> _Short task_
Within the entries below, please return exactly the lines from the one with "Rebuild this diagram" through the one with "(0,0) rectangle (750,409);", leaving out any pictures.

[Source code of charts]
## BEGIN

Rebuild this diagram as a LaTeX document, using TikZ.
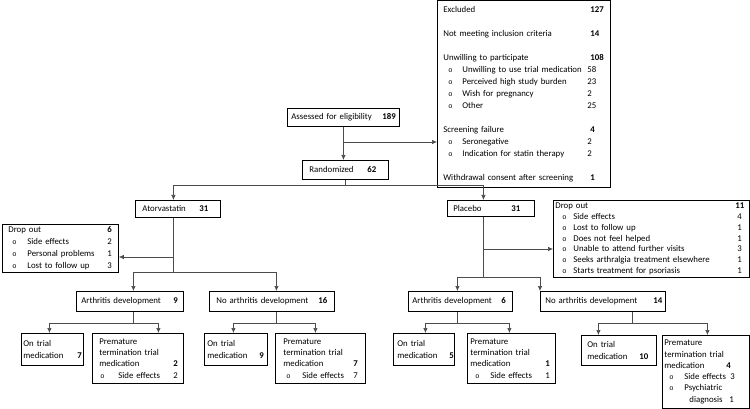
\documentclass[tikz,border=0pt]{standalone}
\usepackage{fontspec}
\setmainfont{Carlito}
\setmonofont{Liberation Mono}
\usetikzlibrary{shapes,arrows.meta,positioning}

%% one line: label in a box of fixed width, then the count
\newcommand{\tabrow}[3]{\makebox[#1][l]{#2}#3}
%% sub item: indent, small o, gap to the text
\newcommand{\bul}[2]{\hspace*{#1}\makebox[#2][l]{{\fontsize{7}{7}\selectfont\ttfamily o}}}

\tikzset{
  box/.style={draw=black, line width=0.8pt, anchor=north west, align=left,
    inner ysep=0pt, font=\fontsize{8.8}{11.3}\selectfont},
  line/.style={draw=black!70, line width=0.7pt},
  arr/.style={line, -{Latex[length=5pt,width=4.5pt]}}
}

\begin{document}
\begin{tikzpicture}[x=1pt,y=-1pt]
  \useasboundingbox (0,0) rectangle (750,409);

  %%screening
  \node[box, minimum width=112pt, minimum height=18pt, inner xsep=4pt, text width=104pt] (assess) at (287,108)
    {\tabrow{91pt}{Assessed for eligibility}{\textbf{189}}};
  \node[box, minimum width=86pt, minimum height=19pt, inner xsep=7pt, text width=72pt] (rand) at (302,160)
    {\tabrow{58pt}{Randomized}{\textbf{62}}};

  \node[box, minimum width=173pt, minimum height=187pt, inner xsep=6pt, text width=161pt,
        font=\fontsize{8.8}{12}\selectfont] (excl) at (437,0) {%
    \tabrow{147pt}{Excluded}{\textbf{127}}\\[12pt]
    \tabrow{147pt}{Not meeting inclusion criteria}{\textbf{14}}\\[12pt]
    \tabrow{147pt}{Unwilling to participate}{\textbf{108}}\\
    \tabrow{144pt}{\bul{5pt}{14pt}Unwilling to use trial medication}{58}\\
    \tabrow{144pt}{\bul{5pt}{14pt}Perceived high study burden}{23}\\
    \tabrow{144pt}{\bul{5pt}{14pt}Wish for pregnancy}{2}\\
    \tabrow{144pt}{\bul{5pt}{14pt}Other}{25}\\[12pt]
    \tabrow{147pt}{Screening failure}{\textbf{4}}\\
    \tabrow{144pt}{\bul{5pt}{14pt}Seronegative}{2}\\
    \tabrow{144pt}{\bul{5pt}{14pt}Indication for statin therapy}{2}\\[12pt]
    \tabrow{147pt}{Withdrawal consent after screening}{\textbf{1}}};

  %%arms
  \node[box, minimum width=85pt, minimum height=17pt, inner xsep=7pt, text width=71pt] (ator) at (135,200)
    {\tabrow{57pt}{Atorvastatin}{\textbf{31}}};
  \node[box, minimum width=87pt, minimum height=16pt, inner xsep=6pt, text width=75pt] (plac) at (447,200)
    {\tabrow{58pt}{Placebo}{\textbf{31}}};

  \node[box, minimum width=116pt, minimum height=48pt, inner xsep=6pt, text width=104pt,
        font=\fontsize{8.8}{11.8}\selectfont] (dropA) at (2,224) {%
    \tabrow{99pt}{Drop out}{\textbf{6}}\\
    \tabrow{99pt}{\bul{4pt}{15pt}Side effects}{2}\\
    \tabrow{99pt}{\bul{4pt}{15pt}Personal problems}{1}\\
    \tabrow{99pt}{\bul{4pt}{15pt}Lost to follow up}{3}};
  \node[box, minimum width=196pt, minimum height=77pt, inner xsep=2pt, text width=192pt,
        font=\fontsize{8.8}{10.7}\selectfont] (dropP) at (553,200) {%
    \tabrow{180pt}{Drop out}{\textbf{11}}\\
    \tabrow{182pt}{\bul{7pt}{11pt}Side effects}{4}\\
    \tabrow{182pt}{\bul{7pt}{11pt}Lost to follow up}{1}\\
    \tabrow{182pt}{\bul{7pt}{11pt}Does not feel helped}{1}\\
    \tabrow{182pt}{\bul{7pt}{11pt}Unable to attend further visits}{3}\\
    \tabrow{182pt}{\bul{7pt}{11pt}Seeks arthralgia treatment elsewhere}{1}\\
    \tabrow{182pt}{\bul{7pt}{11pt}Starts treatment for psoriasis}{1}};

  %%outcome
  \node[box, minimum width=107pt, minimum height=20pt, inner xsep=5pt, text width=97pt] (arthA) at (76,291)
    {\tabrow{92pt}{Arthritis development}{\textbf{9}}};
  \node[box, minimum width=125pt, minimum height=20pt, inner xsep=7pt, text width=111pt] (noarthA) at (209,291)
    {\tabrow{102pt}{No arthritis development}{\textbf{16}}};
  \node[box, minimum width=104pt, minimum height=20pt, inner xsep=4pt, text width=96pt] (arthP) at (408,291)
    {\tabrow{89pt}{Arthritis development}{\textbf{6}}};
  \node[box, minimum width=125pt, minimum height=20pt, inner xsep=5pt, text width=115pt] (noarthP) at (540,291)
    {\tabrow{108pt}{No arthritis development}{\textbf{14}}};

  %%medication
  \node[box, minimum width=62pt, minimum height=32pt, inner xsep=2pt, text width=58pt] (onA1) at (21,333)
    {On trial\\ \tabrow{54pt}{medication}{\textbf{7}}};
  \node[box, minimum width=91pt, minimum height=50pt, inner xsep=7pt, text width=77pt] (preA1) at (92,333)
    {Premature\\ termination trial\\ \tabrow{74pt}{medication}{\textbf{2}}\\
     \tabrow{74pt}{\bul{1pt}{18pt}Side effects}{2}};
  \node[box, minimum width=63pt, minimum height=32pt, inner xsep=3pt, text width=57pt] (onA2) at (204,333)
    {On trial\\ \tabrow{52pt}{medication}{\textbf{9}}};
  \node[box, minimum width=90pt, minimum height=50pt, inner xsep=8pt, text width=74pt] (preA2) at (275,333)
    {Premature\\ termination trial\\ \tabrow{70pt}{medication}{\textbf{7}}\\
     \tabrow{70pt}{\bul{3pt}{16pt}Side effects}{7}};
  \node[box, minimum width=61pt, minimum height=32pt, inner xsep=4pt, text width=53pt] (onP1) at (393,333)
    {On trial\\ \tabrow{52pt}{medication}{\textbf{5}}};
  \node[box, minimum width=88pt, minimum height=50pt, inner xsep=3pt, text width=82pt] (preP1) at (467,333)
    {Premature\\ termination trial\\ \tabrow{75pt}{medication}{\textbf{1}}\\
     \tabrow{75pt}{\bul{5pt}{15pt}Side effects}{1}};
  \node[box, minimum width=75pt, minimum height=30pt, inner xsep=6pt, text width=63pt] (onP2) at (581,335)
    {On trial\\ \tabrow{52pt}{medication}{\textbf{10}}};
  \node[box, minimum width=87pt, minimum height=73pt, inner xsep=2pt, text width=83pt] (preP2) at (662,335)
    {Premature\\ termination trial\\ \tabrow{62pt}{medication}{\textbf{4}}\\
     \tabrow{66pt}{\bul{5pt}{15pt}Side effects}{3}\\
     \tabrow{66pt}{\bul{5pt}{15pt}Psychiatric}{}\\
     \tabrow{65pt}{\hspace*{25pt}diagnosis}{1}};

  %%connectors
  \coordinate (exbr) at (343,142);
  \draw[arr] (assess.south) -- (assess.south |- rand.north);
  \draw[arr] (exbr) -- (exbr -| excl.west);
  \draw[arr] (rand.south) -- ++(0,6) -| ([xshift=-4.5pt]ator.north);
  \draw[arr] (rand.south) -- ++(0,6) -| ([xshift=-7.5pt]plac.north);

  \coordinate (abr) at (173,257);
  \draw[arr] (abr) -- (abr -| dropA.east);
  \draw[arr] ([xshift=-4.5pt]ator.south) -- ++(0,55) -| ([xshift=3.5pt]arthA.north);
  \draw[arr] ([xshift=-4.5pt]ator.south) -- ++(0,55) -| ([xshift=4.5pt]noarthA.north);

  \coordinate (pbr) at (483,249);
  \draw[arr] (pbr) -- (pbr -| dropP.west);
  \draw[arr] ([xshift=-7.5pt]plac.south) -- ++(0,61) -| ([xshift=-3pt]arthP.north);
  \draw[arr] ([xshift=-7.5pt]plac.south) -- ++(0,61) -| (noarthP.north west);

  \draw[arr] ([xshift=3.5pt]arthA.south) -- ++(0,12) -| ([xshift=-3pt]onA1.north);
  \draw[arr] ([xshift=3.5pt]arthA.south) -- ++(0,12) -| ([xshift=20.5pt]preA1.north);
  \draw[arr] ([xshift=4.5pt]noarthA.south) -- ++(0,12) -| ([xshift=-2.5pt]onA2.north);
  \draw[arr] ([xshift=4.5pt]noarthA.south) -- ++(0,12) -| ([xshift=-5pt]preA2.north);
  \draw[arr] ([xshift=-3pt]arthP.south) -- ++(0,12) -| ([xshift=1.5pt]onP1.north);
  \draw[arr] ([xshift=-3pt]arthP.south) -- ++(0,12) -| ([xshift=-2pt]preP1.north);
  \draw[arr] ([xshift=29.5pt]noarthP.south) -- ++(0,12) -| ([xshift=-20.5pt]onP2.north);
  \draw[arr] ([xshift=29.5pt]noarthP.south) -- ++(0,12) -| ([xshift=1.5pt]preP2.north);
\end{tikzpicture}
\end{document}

## END
## BEGIN

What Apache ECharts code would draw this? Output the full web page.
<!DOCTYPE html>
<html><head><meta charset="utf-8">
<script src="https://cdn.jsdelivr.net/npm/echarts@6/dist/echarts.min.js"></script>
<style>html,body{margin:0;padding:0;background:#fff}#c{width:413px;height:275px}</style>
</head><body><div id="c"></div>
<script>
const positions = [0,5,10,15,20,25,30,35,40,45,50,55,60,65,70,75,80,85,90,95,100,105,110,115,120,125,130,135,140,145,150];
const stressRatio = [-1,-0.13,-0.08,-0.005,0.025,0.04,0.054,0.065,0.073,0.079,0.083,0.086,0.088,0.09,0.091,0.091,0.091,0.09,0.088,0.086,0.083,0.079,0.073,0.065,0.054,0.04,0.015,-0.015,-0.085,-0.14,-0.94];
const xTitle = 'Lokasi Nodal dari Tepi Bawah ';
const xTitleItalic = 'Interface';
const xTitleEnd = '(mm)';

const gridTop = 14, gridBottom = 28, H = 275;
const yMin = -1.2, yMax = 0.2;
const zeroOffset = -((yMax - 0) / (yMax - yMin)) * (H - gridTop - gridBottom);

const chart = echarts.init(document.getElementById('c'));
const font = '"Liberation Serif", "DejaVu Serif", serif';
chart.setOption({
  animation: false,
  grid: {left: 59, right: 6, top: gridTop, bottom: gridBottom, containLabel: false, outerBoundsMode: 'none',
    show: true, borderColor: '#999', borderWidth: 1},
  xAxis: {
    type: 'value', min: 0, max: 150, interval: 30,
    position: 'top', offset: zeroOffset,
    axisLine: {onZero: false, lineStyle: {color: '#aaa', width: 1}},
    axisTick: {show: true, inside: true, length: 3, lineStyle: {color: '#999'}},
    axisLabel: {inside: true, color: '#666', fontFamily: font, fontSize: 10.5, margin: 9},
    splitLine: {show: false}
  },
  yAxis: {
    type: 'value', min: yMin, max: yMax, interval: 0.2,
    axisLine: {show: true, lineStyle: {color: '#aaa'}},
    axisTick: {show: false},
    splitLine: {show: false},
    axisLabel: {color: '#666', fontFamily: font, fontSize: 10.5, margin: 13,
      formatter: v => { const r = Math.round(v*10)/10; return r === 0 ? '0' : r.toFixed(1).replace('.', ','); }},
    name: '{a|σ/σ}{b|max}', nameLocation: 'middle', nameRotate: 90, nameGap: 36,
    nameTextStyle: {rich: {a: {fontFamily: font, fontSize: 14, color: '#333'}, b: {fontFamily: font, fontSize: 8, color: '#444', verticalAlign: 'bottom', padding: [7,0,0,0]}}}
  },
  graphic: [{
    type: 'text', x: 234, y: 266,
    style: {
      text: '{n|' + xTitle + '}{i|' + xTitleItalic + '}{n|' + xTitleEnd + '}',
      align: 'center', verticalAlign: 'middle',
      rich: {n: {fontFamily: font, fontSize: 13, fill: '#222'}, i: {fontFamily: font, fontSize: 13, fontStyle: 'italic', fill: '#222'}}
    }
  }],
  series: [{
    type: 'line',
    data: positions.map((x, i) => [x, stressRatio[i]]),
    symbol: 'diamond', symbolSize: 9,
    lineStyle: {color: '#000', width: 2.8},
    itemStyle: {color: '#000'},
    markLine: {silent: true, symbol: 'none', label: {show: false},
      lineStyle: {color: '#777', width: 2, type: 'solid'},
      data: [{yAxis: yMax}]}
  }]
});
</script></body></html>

## END

> _Reply_
Rebuild this diagram as a LaTeX document, using TikZ.
\documentclass[tikz,border=0pt]{standalone}
\usepackage{fontspec}
\setmainfont{Carlito}
\setmonofont{Liberation Mono}
\usetikzlibrary{shapes,arrows.meta,positioning}

%% one line: label in a box of fixed width, then the count
\newcommand{\tabrow}[3]{\makebox[#1][l]{#2}#3}
%% sub item: indent, small o, gap to the text
\newcommand{\bul}[2]{\hspace*{#1}\makebox[#2][l]{{\fontsize{7}{7}\selectfont\ttfamily o}}}

\tikzset{
  box/.style={draw=black, line width=0.8pt, anchor=north west, align=left,
    inner ysep=0pt, font=\fontsize{8.8}{11.3}\selectfont},
  line/.style={draw=black!70, line width=0.7pt},
  arr/.style={line, -{Latex[length=5pt,width=4.5pt]}}
}

\begin{document}
\begin{tikzpicture}[x=1pt,y=-1pt]
  \useasboundingbox (0,0) rectangle (750,409);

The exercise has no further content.